An increasing number of drivers have a fear of automated vehicles, according to a new survey from the AAA.

The organisation has conducted its annual Autonomous Vehicle (AV) Survey which this year showed 68 per cent of motorists were afraid of self-driving cars compared to 55 per cent in 2022.

“We were not expecting such a dramatic decline in trust from previous years,” said Greg Brannon, director of automotive research for AAA. “Although with the number of high-profile crashes that have occurred from over-reliance on current vehicle technologies, this isn’t entirely surprising.”

The organisation is calling for automakers to create an environment that promotes the use of more advanced vehicle technologies in a secure, reliable, and educational manner, including being consistent with the naming of vehicle systems available to consumers.
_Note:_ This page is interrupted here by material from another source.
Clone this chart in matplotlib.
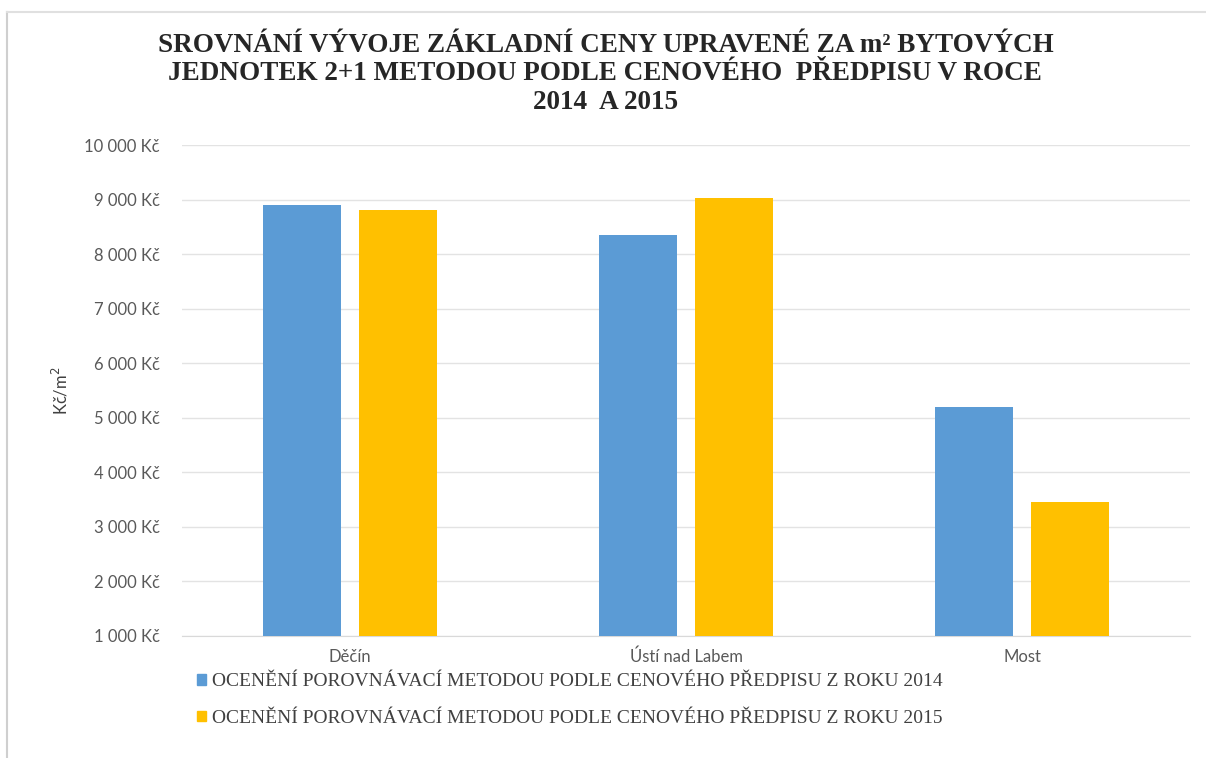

The AAA said there was also a need to dispel confusion around automated vehicles after its survey found that nearly one in ten drivers wrongly believe they can buy a vehicle that drives itself while they sleep.

This perception could stem from misleading or confusing names of vehicle systems that are on the market, said the AAA, after it found that 22 per cent of Americans expect driver support systems, with names like Autopilot, ProPILOT, or Pilot Assist, to have the ability to drive the car by itself without any supervision, indicating a gap in consumer understanding.

“AAA seeks to partner with automakers to create greater consistency across the industry. Together, we can help consumers understand the type of technology their vehicle has along with how, when and where to use these systems, which will ultimately build trust in the vehicles of the future,” added Brannon.